● **SOURCE MATERIAL**
===

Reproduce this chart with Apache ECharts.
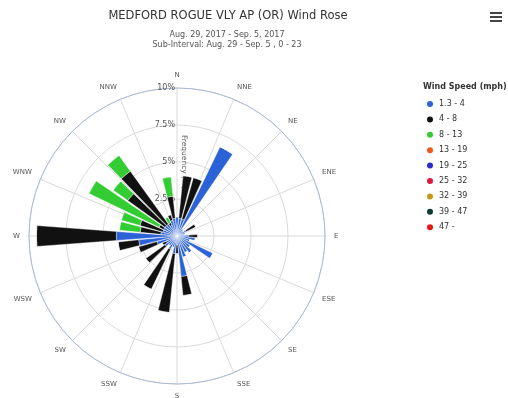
<!DOCTYPE html>
<html>
<head>
<meta charset="utf-8">
<script src="https://cdn.jsdelivr.net/npm/echarts@6/dist/echarts.min.js"></script>
<style>
  html, body { margin: 0; padding: 0; background: #fff; }
  #chart { width: 508px; height: 398px; }
</style>
</head>
<body>
<div id="chart"></div>
<script>
// compass labels for the 16 spokes
var directions = ['N', 'NNE', 'NE', 'ENE', 'E', 'ESE', 'SE', 'SSE',
                  'S', 'SSW', 'SW', 'WSW', 'W', 'WNW', 'NW', 'NNW'];

// 10 degree direction bins, 0 = N, clockwise
var sectors = ['0', '10', '20', '30', '40', '50', '60', '70', '80',
               '90', '100', '110', '120', '130', '140', '150', '160', '170',
               '180', '190', '200', '210', '220', '230', '240', '250', '260',
               '270', '280', '290', '300', '310', '320', '330', '340', '350'];

var speedBins = ['1.3 - 4', '4 - 8', '8 - 13', '13 - 19', '19 - 25',
                 '25 - 32', '32 - 39', '39 - 47', '47 -'];
var speedColors = ['#2b62d6', '#111111', '#33cc33', '#ee5a1e', '#2a2ad0',
                   '#e0163c', '#c09a18', '#0d3b30', '#e81818'];

// frequency (%) per sector, one array per speed bin
var speed1to4 = [1.3, 1.2, 1.2, 6.7, 0.6, 0.5, 0.7, 0.6, 0.5,
                 0.8, 1.25, 0.9, 2.7, 1.1, 1.4, 1.25, 1.5, 2.75,
                 0.6, 1.2, 0.8, 1.0, 0.8, 1.0, 0.8, 1.4, 2.6,
                 4.1, 1.1, 1.0, 1.0, 1.0, 1.0, 0.8, 1.1, 1.2];
var speed4to8 = [0, 2.9, 2.9, 0, 0, 0, 0.7, 0, 0,
                 0.6, 0, 0, 0, 0, 0, 0, 0, 1.3,
                 0.6, 4.0, 0, 3.0, 0, 1.6, 0.3, 1.3, 1.4,
                 5.4, 1.4, 1.6, 0.35, 3.1, 4.4, 0.2, 0.4, 1.5];
var speed8to13 = [0, 0, 0, 0, 0, 0, 0, 0, 0,
                  0, 0, 0, 0, 0, 0, 0, 0, 0,
                  0, 0, 0, 0, 0, 0, 0, 0, 0,
                  0, 1.4, 1.3, 5.25, 1.2, 1.3, 0.4, 0, 1.3];
var seriesValues = [speed1to4, speed4to8, speed8to13, [], [], [], [], [], []];

var font = 'DejaVu Sans';
var center = [177, 236];
var radius = 148;

var chart = echarts.init(document.getElementById('chart'));

var series = speedBins.map(function (name, i) {
  return {
    name: name,
    type: 'bar',
    coordinateSystem: 'polar',
    polarIndex: 1,
    stack: 'rose',
    barCategoryGap: '15%',
    itemStyle: { color: speedColors[i], borderColor: '#fff', borderWidth: 0.4 },
    data: seriesValues[i]
  };
});

chart.setOption({
  animation: false,
  color: speedColors,
  title: [{
    text: 'MEDFORD ROGUE VLY AP (OR) Wind Rose',
    left: 228, top: 10, padding: 0, textAlign: 'center',
    textStyle: { fontFamily: font, fontSize: 11.5, fontWeight: 'normal', color: '#333' }
  }, {
    text: 'Aug. 29, 2017 - Sep. 5, 2017\nSub-Interval: Aug. 29 - Sep. 5 , 0 - 23',
    left: 227, top: 30, padding: 0, textAlign: 'center',
    textStyle: { fontFamily: font, fontSize: 8, lineHeight: 10, fontWeight: 'normal', color: '#555' }
  }, {
    text: 'Wind Speed (mph)',
    left: 423, top: 83, padding: 0,
    textStyle: { fontFamily: font, fontSize: 8, fontWeight: 'bold', color: '#333' }
  }],
  legend: {
    orient: 'vertical',
    left: 425, top: 99,
    padding: 0,
    icon: 'circle',
    itemWidth: 8, itemHeight: 8, itemGap: 5.4,
    textStyle: { fontFamily: font, fontSize: 8, lineHeight: 8, color: '#333' },
    data: speedBins
  },
  polar: [
    { center: center, radius: radius },
    { center: center, radius: radius }
  ],
  angleAxis: [{
    polarIndex: 0,
    type: 'value', min: 0, max: 360, interval: 22.5,
    startAngle: 90, clockwise: true,
    axisLine: { lineStyle: { color: '#aab9d9', width: 1 } },
    axisTick: { show: false },
    axisLabel: {
      margin: 9, fontFamily: font, fontSize: 7, color: '#555',
      formatter: function (v) { return directions[Math.round(v / 22.5) % 16]; }
    },
    splitLine: { lineStyle: { color: '#d9d9d9', width: 1 } }
  }, {
    polarIndex: 1,
    type: 'category', data: sectors,
    startAngle: 95, clockwise: true,
    axisLine: { show: false }, axisTick: { show: false },
    axisLabel: { show: false }, splitLine: { show: false }
  }],
  radiusAxis: [{
    polarIndex: 0,
    type: 'value', min: 0, max: 10, interval: 2.5,
    axisLine: { show: false }, axisTick: { show: false },
    axisLabel: { fontFamily: font, fontSize: 8, color: '#555', margin: 2,
      padding: [6, 0, 0, 0],
      formatter: function (v) { return v + '%'; } },
    splitLine: { lineStyle: { color: '#d9d9d9', width: 1 } },
    name: 'Frequency (%)',
    nameLocation: 'middle', nameRotate: -90, nameGap: 3,
    nameTextStyle: { fontFamily: font, fontSize: 7.5, color: '#555' }
  }, {
    polarIndex: 1,
    type: 'value', min: 0, max: 10,
    axisLine: { show: false }, axisTick: { show: false },
    axisLabel: { show: false }, splitLine: { show: false }
  }],
  graphic: [{
    type: 'group', left: 490, top: 12,
    children: [
      { type: 'rect', shape: { x: 0, y: 0, width: 12, height: 2 }, style: { fill: '#444' } },
      { type: 'rect', shape: { x: 0, y: 4, width: 12, height: 2 }, style: { fill: '#444' } },
      { type: 'rect', shape: { x: 0, y: 8, width: 12, height: 2 }, style: { fill: '#444' } }
    ]
  }],
  series: series
});
</script>
</body>
</html>
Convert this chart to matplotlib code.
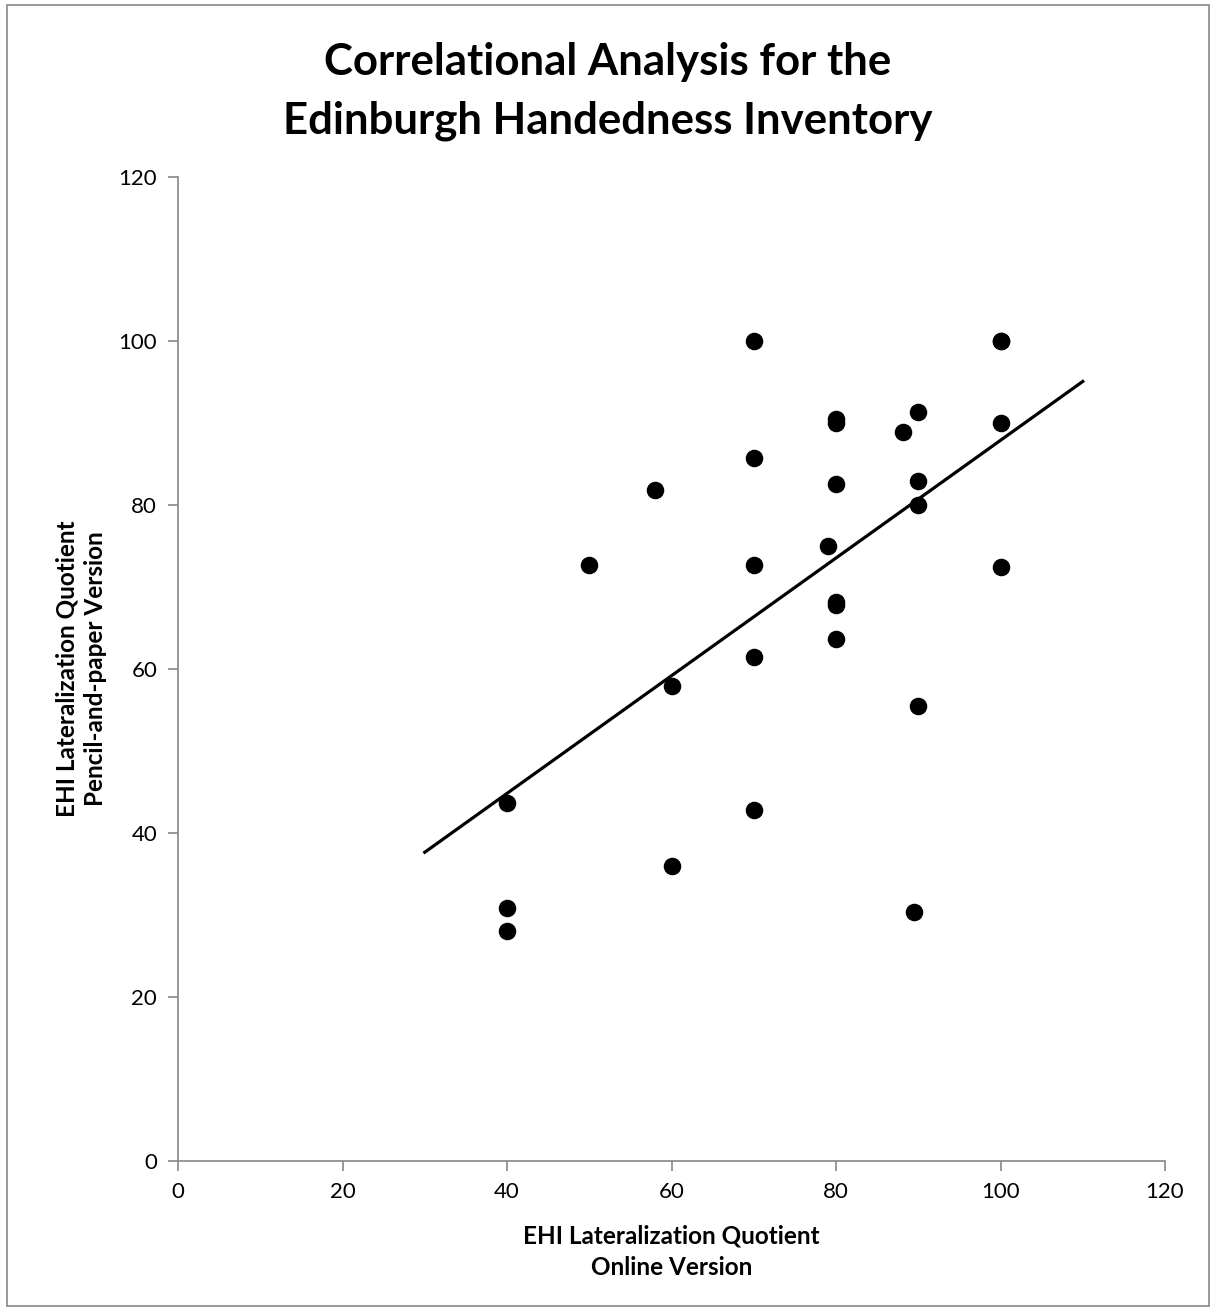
import numpy as np
import matplotlib.pyplot as plt

# Puntajes (algunos puntos se repiten y se superponen)
online = [40, 40, 40, 50, 58, 60, 60, 70, 70, 70, 70, 70, 79, 80, 80, 80, 80, 80, 80,
          88.2, 90, 90, 90, 90, 89.5, 100, 100, 100, 100]
papel = [43.6, 30.8, 28, 72.7, 81.8, 57.9, 36, 100, 85.7, 72.7, 61.5, 42.8, 75, 90.5, 90,
         82.6, 68.2, 67.8, 63.6, 88.9, 91.3, 82.9, 80, 55.5, 30.4, 100, 100, 90, 72.4]
ticks = [0, 20, 40, 60, 80, 100, 120]

plt.rcParams['font.family'] = ['Lato', 'DejaVu Sans']

fig = plt.figure(figsize=(12.16, 13.11), dpi=100)
ax = fig.add_axes([178 / 1216, 1 - 1161 / 1311, (1165 - 178) / 1216, (1161 - 177) / 1311])

# Marco exterior gris
fig.patches.append(plt.Rectangle((0.006, 0.004), 0.988, 0.992, transform=fig.transFigure,
                                 fill=False, edgecolor='#888888', linewidth=1.2))

ax.scatter(online, papel, s=135, color='black', zorder=3)

# Linea de tendencia (regresion lineal)
m, b = np.polyfit(online, papel, 1)
xs = np.array([30, 110])
ax.plot(xs, m * xs + b, color='black', linewidth=2.3)

ax.set_xlim(0, 120)
ax.set_ylim(0, 120)
ax.set_xticks(ticks)
ax.set_yticks(ticks)
ax.tick_params(labelsize=16, color='#888888', length=7, width=1.2, pad=8)
for s in ['top', 'right']:
    ax.spines[s].set_visible(False)
for s in ['left', 'bottom']:
    ax.spines[s].set_color('#888888')
    ax.spines[s].set_linewidth(1.2)

ax.set_xlabel("EHI Lateralization Quotient\nOnline Version", fontsize=17.5, fontweight='bold',
              labelpad=16, linespacing=1.45)
ax.set_ylabel("EHI Lateralization Quotient\nPencil-and-paper Version", fontsize=17.5,
              fontweight='bold', labelpad=8, linespacing=1.3)
fig.suptitle("Correlational Analysis for the\nEdinburgh Handedness Inventory", fontsize=31.5,
             fontweight='bold', y=0.968, linespacing=1.55)

fig.savefig("out.png", dpi=100)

===

● **TO DO**
Give the lines above again exactly, from the one containing "Convert this chart to matplotlib code." to the one containing "import matplotlib.pyplot as plt", both included, but leave out the pictures.

● **RESPONSE**
Convert this chart to matplotlib code.
import numpy as np
import matplotlib.pyplot as plt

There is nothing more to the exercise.